Another new mode to grace Battlefield 4
is “Defuse”, a 5 vs. 5, infantry-only mode akin to Counter-Strike
or the "Home Run" mode from Danger Close's shooter, Medal of Honor: Warfighter
. Teams win by either eliminating the enemy squad, or arming and detonating a bomb at a specific location. The main difference is that players only have a single life per round, which certainly makes for a change of pace.
Terrain destruction is something that we’ve all come to expect from the Battlefield
series and Battlefield 4
doesn’t disappoint, from destroying small sections of cover and walls with standard explosives to activating the map’s "Levolution" event which can drastically affect the terrain and often change the balance of power. The biggest example is the “Siege of Shanghai” map that allows you to level an entire skyscraper. Not only is it a marvel to behold but it completely changes how the battle is fought as now there is no longer a large defensible position to garrison.

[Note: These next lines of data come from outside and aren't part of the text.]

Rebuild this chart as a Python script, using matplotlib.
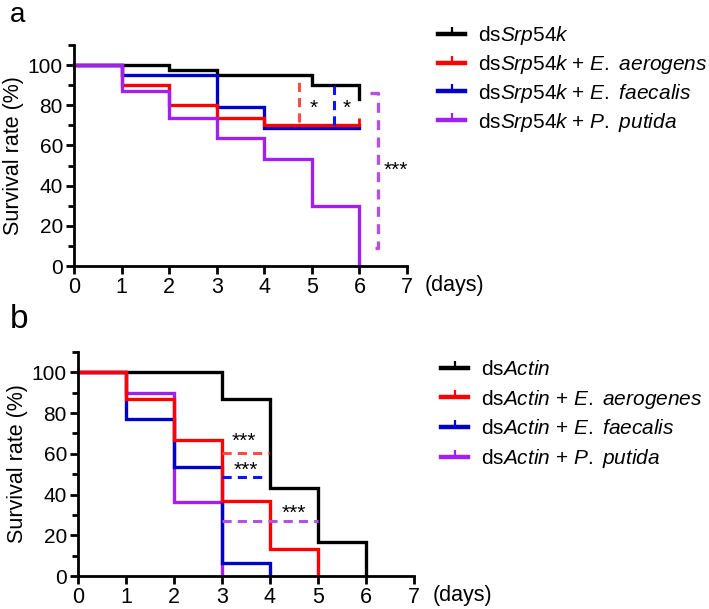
import matplotlib
matplotlib.use("Agg")
import matplotlib.pyplot as plt
from matplotlib.lines import Line2D
from matplotlib.ticker import MultipleLocator

plt.rcParams['font.family'] = ['Liberation Sans', 'DejaVu Sans']
plt.rcParams['mathtext.fontset'] = 'custom'
plt.rcParams['mathtext.rm'] = 'Liberation Sans'
plt.rcParams['mathtext.it'] = 'Liberation Sans:italic'

# ---------------- data: panel a ----------------
a_labels = [r"ds$\mathit{Srp54k}$",
            r"ds$\mathit{Srp54k}$ + $\mathit{E.\ aerogens}$",
            r"ds$\mathit{Srp54k}$ + $\mathit{E.\ faecalis}$",
            r"ds$\mathit{Srp54k}$ + $\mathit{P.\ putida}$"]
a_black_t = [0, 2, 3, 5, 6]
a_black_v = [100, 97.5, 95, 90, 83]
a_red_t = [0, 1, 2, 3, 4, 6]
a_red_v = [100, 90, 80, 73.5, 70, 70]
a_blue_t = [0, 1, 3, 4, 6]
a_blue_v = [100, 95, 79, 68.5, 68.5]
a_purple_t = [0, 1, 2, 3, 4, 5, 6]
a_purple_v = [100, 87, 73.5, 63.5, 53.5, 30, 0]

# ---------------- data: panel b ----------------
b_labels = [r"ds$\mathit{Actin}$",
            r"ds$\mathit{Actin}$ + $\mathit{E.\ aerogenes}$",
            r"ds$\mathit{Actin}$ + $\mathit{E.\ faecalis}$",
            r"ds$\mathit{Actin}$ + $\mathit{P.\ putida}$"]
b_black_t = [0, 3, 4, 5, 6]
b_black_v = [100, 87, 43, 16.5, 0]
b_red_t = [0, 1, 2, 3, 4, 5]
b_red_v = [100, 87, 67, 37, 13.5, 0]
b_blue_t = [0, 1, 2, 3, 4]
b_blue_v = [100, 77, 53.5, 6.5, 0]
b_purple_t = [0, 1, 2, 3]
b_purple_v = [100, 90, 36.5, 0]

# significance annotations
a_sig_red = dict(x=4.74, y0=71.5, y1=93.5, sx=5.03, sy=78.5, text="*")
a_sig_blue = dict(x=5.46, y0=70, y1=89.5, sx=5.74, sy=78.5, text="*")
a_sig_purple = dict(x=6.39, xl=6.22, y0=9, y1=86, sx=6.51, sy=47.5, text="***")
b_sig_red = dict(y=60.5, x0=3.0, x1=3.97, sx=3.45, sy=66, text="***")
b_sig_blue = dict(y=48.5, x0=3.0, x1=3.88, sx=3.5, sy=52, text="***")
b_sig_purple = dict(y=27, x0=3.0, x1=5.0, sx=4.5, sy=31, text="***")

C_BLACK = "#000000"
C_RED = "#ff0000"
C_BLUE = "#0000c8"
C_PURPLE = "#a020f0"
C_RED_D = "#ff4a4a"
C_BLUE_D = "#0a14ff"
C_PURPLE_D = "#b450e6"

W, H = 709, 609
fig = plt.figure(figsize=(W / 100, H / 100), dpi=100)

ax_a = fig.add_axes([74 / W, 1 - 266 / H, 333 / W, 221 / H])
ax_b = fig.add_axes([78 / W, 1 - 576 / H, 336 / W, 224 / H])

LW = 2.4


def style(ax):
    ax.set_xlim(0, 7)
    ax.set_ylim(0, 110)
    for s in ['top', 'right']:
        ax.spines[s].set_visible(False)
    for s in ['left', 'bottom']:
        ax.spines[s].set_linewidth(2.0)
    ax.xaxis.set_major_locator(MultipleLocator(1))
    ax.set_yticks([0, 20, 40, 60, 80, 100])
    ax.set_yticks([10, 30, 50, 70, 90, 110], minor=True)
    ax.tick_params(axis='both', which='major', direction='out', length=6, width=2.0)
    ax.tick_params(axis='y', which='minor', direction='out', length=4, width=2.0)
    ax.tick_params(axis='y', labelsize=15, pad=2)
    ax.tick_params(axis='x', labelsize=15.5, pad=2)
    ax.set_ylabel("Survival rate (%)", fontsize=15.5, labelpad=3)
    ax.text(7.38, -0.04, "(days)", transform=ax.get_xaxis_transform(),
            fontsize=15.5, ha='left', va='top')


def step(ax, t, v, c):
    ax.step(t, v, where='post', color=c, lw=LW, solid_joinstyle='miter', clip_on=False)


style(ax_a)
step(ax_a, a_black_t, a_black_v, C_BLACK)
step(ax_a, a_blue_t, a_blue_v, C_BLUE)
step(ax_a, a_red_t, a_red_v, C_RED)
step(ax_a, a_purple_t, a_purple_v, C_PURPLE)
ax_a.plot([a_red_t[-1]], [a_red_v[-1]], marker=2, ms=5, mew=2, color=C_RED)

STAR_FS = 15
for d, c in [(a_sig_red, C_RED_D), (a_sig_blue, C_BLUE_D)]:
    ax_a.plot([d['x'], d['x']], [d['y0'], d['y1']], color=c, lw=2.2, ls=(0, (3, 2)))
    ax_a.text(d['sx'], d['sy'], d['text'], ha='center', va='center', fontsize=STAR_FS)
d = a_sig_purple
ax_a.plot([d['xl'], d['x'], d['x'], d['xl']], [d['y1'], d['y1'], d['y0'], d['y0']],
          color=C_PURPLE_D, lw=2.4, ls=(0, (3, 2.2)), clip_on=False)
ax_a.text(d['sx'], d['sy'], d['text'], ha='left', va='center', fontsize=STAR_FS, clip_on=False)

style(ax_b)
step(ax_b, b_black_t, b_black_v, C_BLACK)
step(ax_b, b_purple_t, b_purple_v, C_PURPLE)
step(ax_b, b_blue_t, b_blue_v, C_BLUE)
step(ax_b, b_red_t, b_red_v, C_RED)

for d, c in [(b_sig_red, C_RED_D), (b_sig_blue, C_BLUE_D), (b_sig_purple, C_PURPLE_D)]:
    ax_b.plot([d['x0'], d['x1']], [d['y'], d['y']], color=c, lw=2.2, ls=(0, (3, 2)))
    ax_b.text(d['sx'], d['sy'], d['text'], ha='center', va='center', fontsize=STAR_FS)


def handles(colors):
    return [Line2D([0], [0], color=c, lw=3.2, marker=2, ms=5, mew=1.6)
            for c in colors]


cols = [C_BLACK, C_RED, C_BLUE, C_PURPLE]

leg_kw = dict(frameon=False, fontsize=15, handlelength=1.3, handletextpad=0.6,
              borderpad=0, borderaxespad=0, loc='upper left', numpoints=1)
fig.legend(handles(cols), a_labels, bbox_to_anchor=(438 / W, 1 - 24 / H),
           labelspacing=0.28, **leg_kw)
fig.legend(handles(cols), b_labels, bbox_to_anchor=(441 / W, 1 - 360 / H),
           labelspacing=0.42, **leg_kw)

fig.text(10 / W, 1 - 22 / H, "a", fontsize=20, ha='left', va='baseline')
fig.text(10 / W, 1 - 328 / H, "b", fontsize=24, ha='left', va='baseline')

fig.savefig("out.png", dpi=100)
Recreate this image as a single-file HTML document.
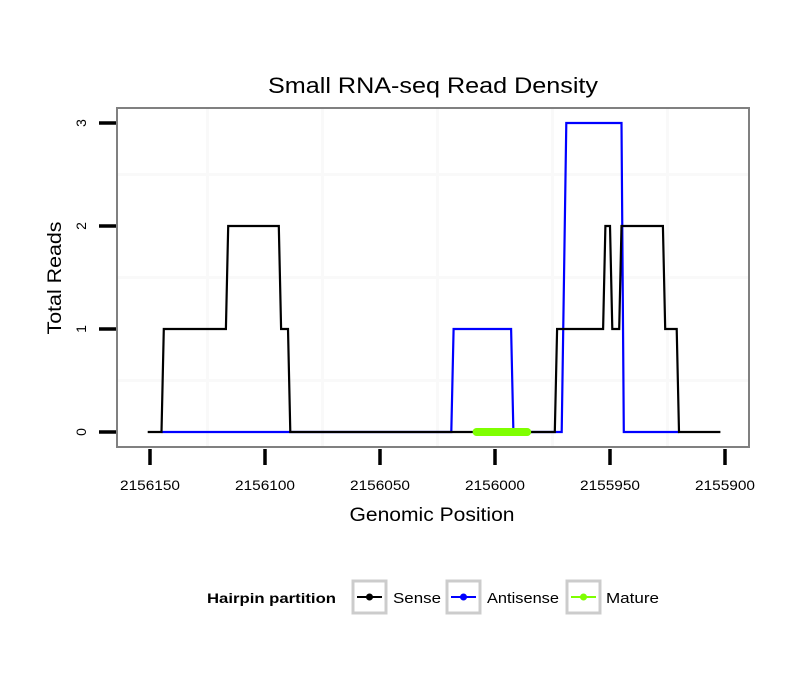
<!DOCTYPE html>
<html><head><meta charset="utf-8"><style>
body{margin:0;background:#fff}
svg text{font-family:"Liberation Sans",sans-serif}
</style></head><body>
<svg id="chart" width="810" height="690" xmlns="http://www.w3.org/2000/svg">
<rect width="810" height="690" fill="#fff"/>
<text x="433" y="93" font-size="22" text-anchor="middle" textLength="330" lengthAdjust="spacingAndGlyphs">Small RNA-seq Read Density</text>
<g id="grid"></g>
<g id="series"></g>
<rect x="117" y="108" width="632" height="339" fill="none" stroke="#808080" stroke-width="2"/>
<g id="axes"></g>
<text x="432" y="521" font-size="19" text-anchor="middle" textLength="165" lengthAdjust="spacingAndGlyphs">Genomic Position</text>
<text transform="translate(61,278) rotate(-90)" font-size="19" text-anchor="middle" textLength="113" lengthAdjust="spacingAndGlyphs">Total Reads</text>
<g>
<text x="207" y="603" font-size="14" font-weight="bold" textLength="129" lengthAdjust="spacingAndGlyphs">Hairpin partition</text>
<g>
<rect x="353" y="581" width="33" height="32" fill="none" stroke="#ccc" stroke-width="3"/>
<line x1="357" y1="597" x2="382" y2="597" stroke="#000" stroke-width="2"/><circle cx="369.5" cy="597" r="3.5" fill="#000"/>
<text x="393" y="603" font-size="15" textLength="48" lengthAdjust="spacingAndGlyphs">Sense</text></g>
<g>
<rect x="447" y="581" width="33" height="32" fill="none" stroke="#ccc" stroke-width="3"/>
<line x1="451" y1="597" x2="476" y2="597" stroke="#00f" stroke-width="2"/><circle cx="463.5" cy="597" r="3.5" fill="#00f"/>
<text x="487" y="603" font-size="15" textLength="72" lengthAdjust="spacingAndGlyphs">Antisense</text></g>
<g>
<rect x="567" y="581" width="33" height="32" fill="none" stroke="#ccc" stroke-width="3"/>
<line x1="571" y1="597" x2="596" y2="597" stroke="#7fff00" stroke-width="2"/><circle cx="583.5" cy="597" r="3.5" fill="#7fff00"/>
<text x="606" y="603" font-size="15" textLength="53" lengthAdjust="spacingAndGlyphs">Mature</text></g>
</g>
</svg>
<script>
const xTicks=[2156150,2156100,2156050,2156000,2155950,2155900];
const yTicks=[0,1,2,3];
const senseX=[2156151,2156145,2156144,2156117,2156116,2156094,2156093,2156090,2156089,2155974,2155973,2155953,2155952,2155950,2155949,2155946,2155945,2155927,2155926,2155921,2155920,2155902];
const senseY=[0,0,1,1,2,2,1,1,0,0,1,1,2,2,1,1,2,2,1,1,0,0];
const antiX=[2156145,2156019,2156018,2155993,2155992,2155971,2155969,2155945,2155944,2155920];
const antiY=[0,0,1,1,0,0,3,3,0,0];
const matureX=[2156008,2155986];
const matureY=[0,0];
const NS="http://www.w3.org/2000/svg";
function sx(g){return 150+(2156150-g)*2.3;}
function sy(v){return 432-v*103;}
function mk(tag,attrs,parent){const e=document.createElementNS(NS,tag);for(const k in attrs)e.setAttribute(k,attrs[k]);parent.appendChild(e);return e;}
const grid=document.getElementById('grid'),axes=document.getElementById('axes'),series=document.getElementById('series');
for(let i=0;i<xTicks.length-1;i++){const x=(sx(xTicks[i])+sx(xTicks[i+1]))/2;
const l=mk('line',{x1:x,x2:x,y1:109,y2:446,stroke:'#f9f9f9','stroke-width':3},grid);

}
for(let i=0;i<yTicks.length-1;i++){const y=(sy(yTicks[i])+sy(yTicks[i+1]))/2;
const l=mk('line',{x1:118,x2:748,y1:y,y2:y,stroke:'#f9f9f9','stroke-width':3},grid);

}
xTicks.forEach(t=>{const x=sx(t);
const l=mk('line',{x1:x,x2:x,y1:449,y2:465,stroke:'#000','stroke-width':3.5},axes);


const tx=mk('text',{x:x,y:490,'font-size':14,'text-anchor':'middle',textLength:60,lengthAdjust:'spacingAndGlyphs'},axes);tx.textContent=t;

});
yTicks.forEach(t=>{const y=sy(t);
const l=mk('line',{x1:99,x2:116,y1:y,y2:y,stroke:'#000','stroke-width':3.5},axes);


const tx=mk('text',{transform:`translate(86,${y}) rotate(-90)`,'font-size':14,'text-anchor':'middle'},axes);tx.textContent=t;

});
function pts(X,Y){return X.map((g,i)=>sx(g)+','+sy(Y[i])).join(' ');}
const a=mk('polyline',{points:pts(antiX,antiY),fill:'none',stroke:'#00f','stroke-width':2.2},series);


const s=mk('polyline',{points:pts(senseX,senseY),fill:'none',stroke:'#000','stroke-width':2.2},series);


const m=mk('polyline',{points:pts(matureX,matureY),fill:'none',stroke:'#7fff00','stroke-width':8,'stroke-linecap':'round'},series);


</script>
</body></html>
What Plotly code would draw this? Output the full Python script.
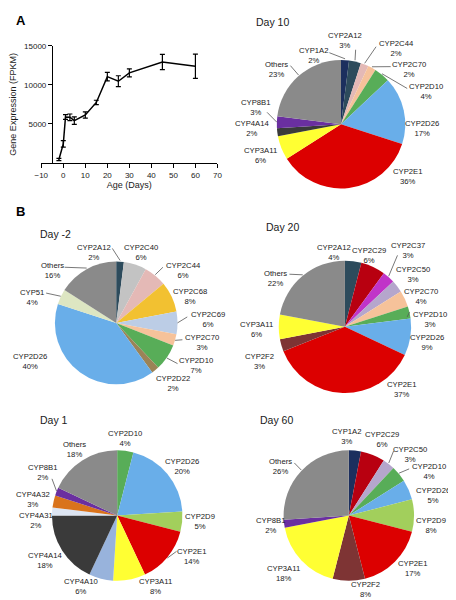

Despite the game’s online focus, only five of the 42 achievements are multiplayer related and it will require a good deal of time to reach Rank 25 as well as playing every online mode at least once. The remaining 37 achievements are all single-player based and the majority of them can easily be done in a single playthrough, as long as you are willing to search high and low for the multitude of collectables. The final mission will need to be played a minimum of three times in order to unlock the Patience is a virtue
achievement, though luckily this mission can easily be completed in roughly twenty minutes. With the achievements being quite easy to obtain and the Xbox 360 and Xbox One achievement lists being separate, Battlefield 4
might be a good choice for those who are willing to play through the game this generation before picking up its (hopefully) superior next generation version once it has been released.
A word of warning to the completionists out there, a bug that I, and other members of the community have run across can cause campaign progress (including all collectables) to be lost seemingly by playing the multiplayer portion of the game. With that in mind, it is best to do all single-player achievements either before starting multiplayer, or not to play any more multiplayer until you have completed the campaign.
The multiplayer is still as amazing of an experience as it has ever been, but as a whole package, Battlefield 4
gets let down by its lacklustre excuse for a campaign and its multitude of technical issues. If you have your heart set on going next-gen, Battlefield 4
on the Xbox One may be worth waiting for. If you are sticking with your beloved Xbox 360 for the foreseeable future, however, and aren’t too bothered about a sub-par single-player campaign, Battlefield 4
will still be a worthwhile addition to your collection.
The reviewer spent around 10-15 hours completing the main story mode on "Normal" difficulty, unlocking 34 of the game's 42 achievements after having his progress lost on more than one occasion. An additional 15 hours were spent in the game's mutliplayer, albeit on a second profile. The copy of this game was provided by the publisher.